There are definitely shared qualities between Vex’d and your solo work. That sense of your trying to create a really physical music, for one.

“Oh, absolutely. If Vex’d had been a solo project, I’d have continued under that name and be making stuff like [Aftertime]. It’s completely the same world, and everything I attempted to do with Vex’d, but it’s been better realised on this album. What I was hoping to achieve with Vex’d, I feel like I’ve achieved on this album. I still love being in dances, and I still love getting wasted (though I’m older now, so obviously not as much as I used to), and I still love really loud dance music. And what you hear in this album has always been present in that. At dances, I  always prefer being spaced out, getting inside the music; the intro parts to Vex’d tunes, the bits before the beats dropped, were always my favourite parts.”
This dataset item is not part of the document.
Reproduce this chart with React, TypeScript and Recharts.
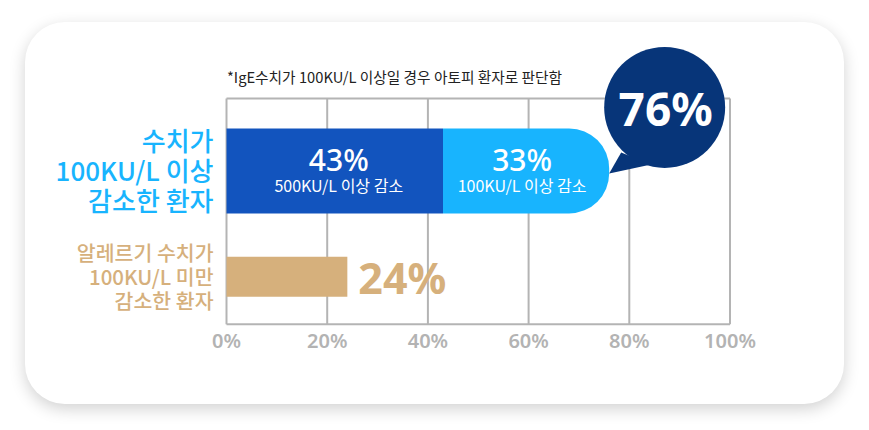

You were pretty quiet for several years between the end of Vex’d and the making of Aftertime. What happened?

“It was a necessary void…I literally didn’t have a studio of any kind for like six months…I didn’t listen to any music, didn’t play anything, didn’t do anything at all, and I didn’t want to think about any modern music at all. When I did listen to stuff, it was lots of classical music, lots of post-rock, nothing to do with British pop or dance music…a complete void. It was such a horrible feeling not being able to push forward new ideas for Vex’d – especially after Degenerate was so easy and exciting to do – and I hated that feeling. So I needed some time to think.

“I really want my own production and my appreciation of other people’s music to be completely separate things. Listening to other people’s music is a hobby, something I do for pleasure, and when I step into the studio it’s like I’ve got a dayjob like any other, like I’m an estate agent or something [laughs]. That’s how I need it to be.”

“It was such a horrible feeling not being able to push forward new ideas for Vex’d.”

 

There was always an industrial feel to Vex’d, and that seems to have been preserved, if developed and altered, in your solo work. Do you have much truck with the idea of industrial music?

“It’s strange, there are so few words that people use to descrbie music…Industrial is going to come into it, I guess, but I tend to think of it as quite soulless and depressive music. I mean, in my mind industrial is something totally automated, I picture old Soviet machines churning away, you know? I don’t really picture that with Aftertime….if there was a word that had a more organic feel to it, then that would be OK. It’s anti-music in a way, and while in honesty I do love dark, industrial noise, I wanted really to sculpt songs. Even though I wanted those songs to be about a time when all people have died! [laughs]”

“The other thing industrial conjures up for me is a lot of mid-range sound. That’s actually a problem I have with a lot of experimental music. For me personally, unless you’ve got loads of sub and bass in a track then I find it physically really dififcult to listen to. Plus, when you put lots of sub in you can push the mid-range more aggressively.

“One of my personal criticisms of my album is that it’s not quite as hard as i thought it was…I played it to some friends, and they kind of thought it was ‘nice’. It not that I wanted to create something harsh and unlistenable, but it has turned out more listenable than I expected. I’ve only played live twice,  and it’s quite effective in that situation, it works really well as loud music. A lot of ‘ambient’ music really doesn’t. I don’t want to name names, but recently I saw an artist I really like perform live and it was intense, but really it was just a mid-range wall of sound, there was no dynamic, no bass. At the end of the day, you’ve just got to have a bassline [laughs].”